Australian release date: 26 May 2022.
Georges Simenon’s famous French police inspector Jules Maigret has been portrayed on-screen about as often as Agatha Christie’s equally famous Belgian sleuth Hercule Poirot. Since 1932, he’s been played by Pierre Renoir, Abel Tarride, Harry Baur, Albert Préjean and the great Jean Gabin, and that’s even before we leave France; in English language productions, Charles Laughton, Rupert Davies, Michael Gambon, Richard Harris, even Mr. Bean… sorry, I mean Rowan Atkinson, have all taken on the role. Further afield, international versions of Maigret have been produced in Italy, Russia, Germany and Japan. Now it’s the turn of the legendary French actor Gérard Depardieu to take his place as the pipe-smoking commissaire in Patrice Leconte’s Maigret, fitting casting for a character Simenon imagined as “a large powerfully built gentleman [with] a pipe, a bowler hat, a thick overcoat.” Leconte and his co-writer Jérôme Tonnerre have based their screenplay on the plot of the 46th novel in the series, Maigret and the Dead Girl.
It's 1953 in Paris and life is still pretty grim after the upheaval of World War II. When a young woman’s dead body is found in the street without any identification, something stirs inside of Maigret (Depardieu) and he refuses to let her go to her grave unnamed and unremembered. The only clue to her identity is the dated but once fashionable haute couture evening gown that she is wearing. As he ploddingly and insistently makes his enquiries, he encounters another jeune fille, Betty (Jade Labeste), who was acquainted with the dead girl but didn’t know much about her or her background. She also reminds Maigret of someone from his past and this connection makes him even more determined to, as he says, “seek what’s called the truth.”
Leconte’s cinematographer, Yves Angelo, keeps the lighting dark in both interior and exterior scenes and his camera never stops moving, or should that be, prowling. This suits Depardieu’s depiction of the detective because he’s a bulky man who moves deliberately and talks infrequently. He’s pensive and tends to work alone much of the time, chewing over the crumbs of knowledge that come his way. When he’s asked by someone, “How do you make your suspects talk?” he answers, “I don’t. I listen to them,” and this explains his overall approach to solving crimes. There are no shootouts or car chases in Maigret; that’s not the way he works. He’s cerebral, a thinker and big Gérard does a terrific job of showing the inner life of the man. We get insights into Maigret’s personal life, too, some of which come through seeing him with his doctor, who informs him that he’s out of shape and must give up his beloved pipe, and with Madame Maigret (Anne Loiret) at home. These scenes are revealing and go some way to justifying the sombre tone of the film - apart from the fact that he’s attempting to unravel a shocking murder, that is. There’s a personal reason for his despondency. As the director puts it, when talking of Simenon’s character, “It's very rare to find this purely emotional part in crime novels, even among the greatest authors.”
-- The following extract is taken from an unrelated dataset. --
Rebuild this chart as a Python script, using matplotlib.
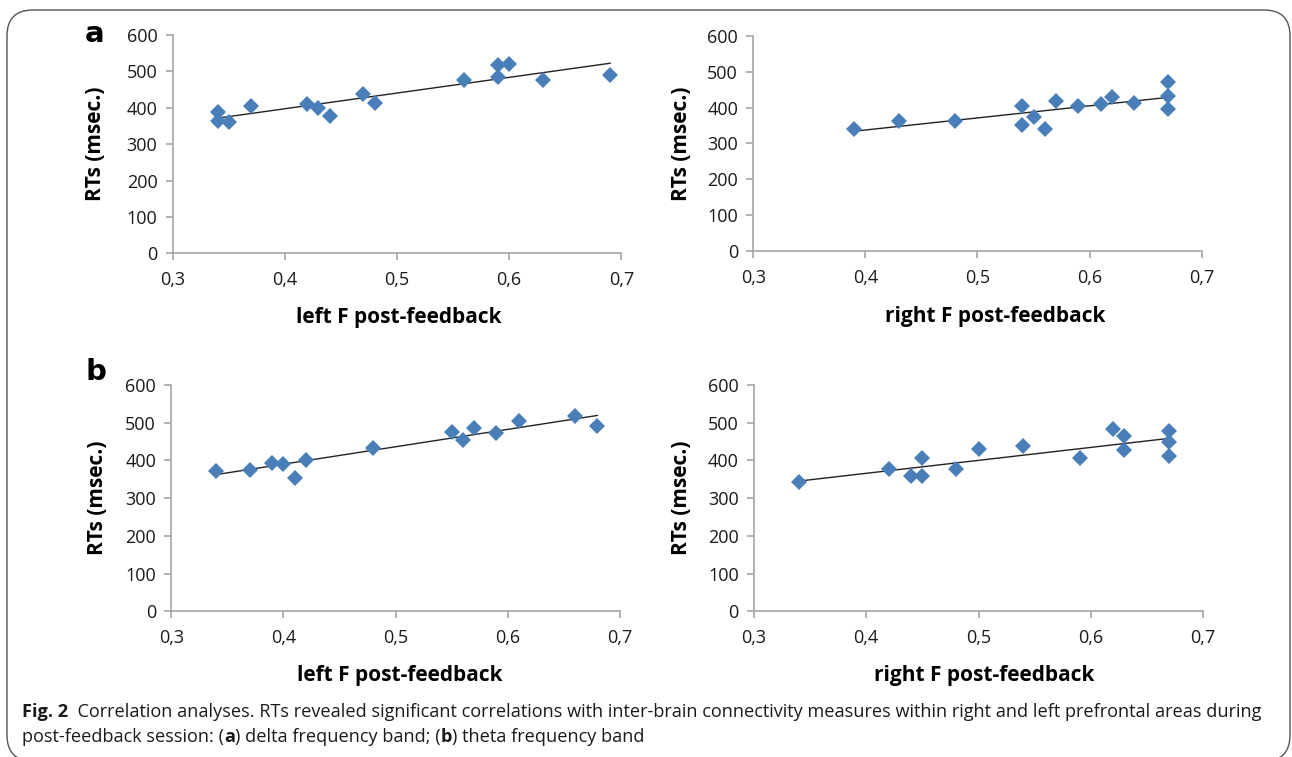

This is not the first time Leconte has used Simenon’s work for a film; his great 1989 movie Monsieur Hire also used one of the prolific author’s novels as it’s source material. He’s a fan who says of Simenon, “What I liked from the start was his almost cinematic writing: [he] depicts normal people, people who seem to have no history, but who turn out to have a history too. The atmospheres, the places, the feelings, the troubles, and this often overwhelming ‘casting’ carried me away, touched me.” And, indeed, Maigret is a touching film because it shows us a man who’s not really searching for a killer, he’s searching for a lost soul.